There is a mistake in the 54 Packard wiring diagram on the fuel sender wire. In actuality there should be no connection between the fuel sender wire and any lights. Fuel sender is an orange wire which has one inline connector that usually is positioned just after the short length of wire from the tank unit enters thru the grommeted hole in the rear of trunk floor. Occasionally the connector is underneath but other than the connector the wire goes directly and only from the sender to a terminal on the gas gauge. In the 54 diagram they indicate a splice going to a senior back up light on that wire instead of where it really is on the green wire next to it that takes care of back up lamps.

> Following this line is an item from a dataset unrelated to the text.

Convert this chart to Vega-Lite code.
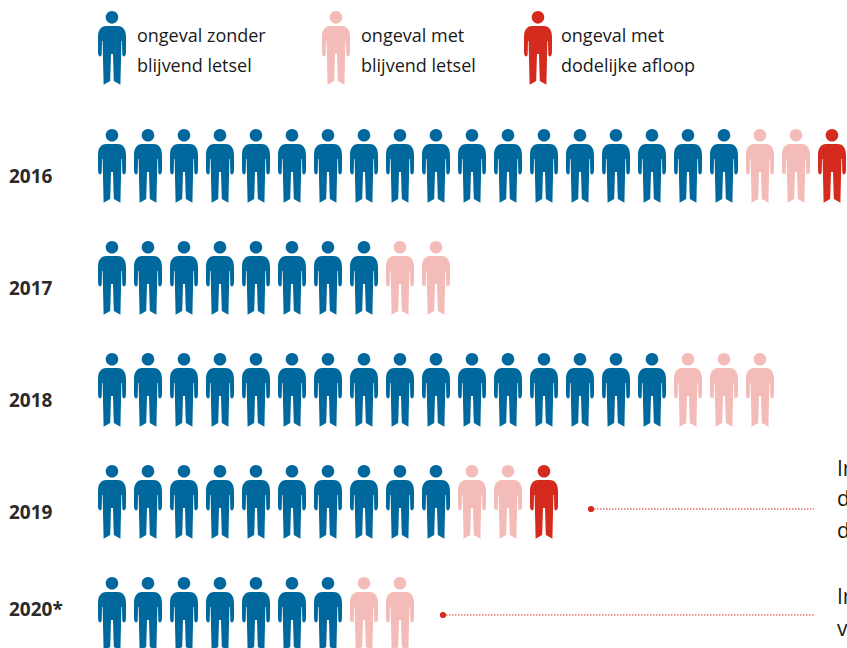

Best I can suggest on the gauges is check the instrument voltage regulator. It is possible that item has failed which would affect both gauges. Since the turn signals work the breaker feeding the regulator should be OK since turn signals also get power from the same breaker. If you have a voltage at both terminals on the regulator there should also be power at both gauges. If nothing at the terminal toward the side then the regulator is bad. If there is power, ground the wire out at the temp sender. If the gauge moves the sender is the problem, if nothing happens then the wire or the gauge. The fuel gauge can be tested the same way by disconnecting the inline connector in the trunk and temporarily grounding the wire as someone watches the gauge. If it moves the sender is the problem, if not then wire or gauge. Don't leave the wires grounded longer than it takes to verify that the gauges move.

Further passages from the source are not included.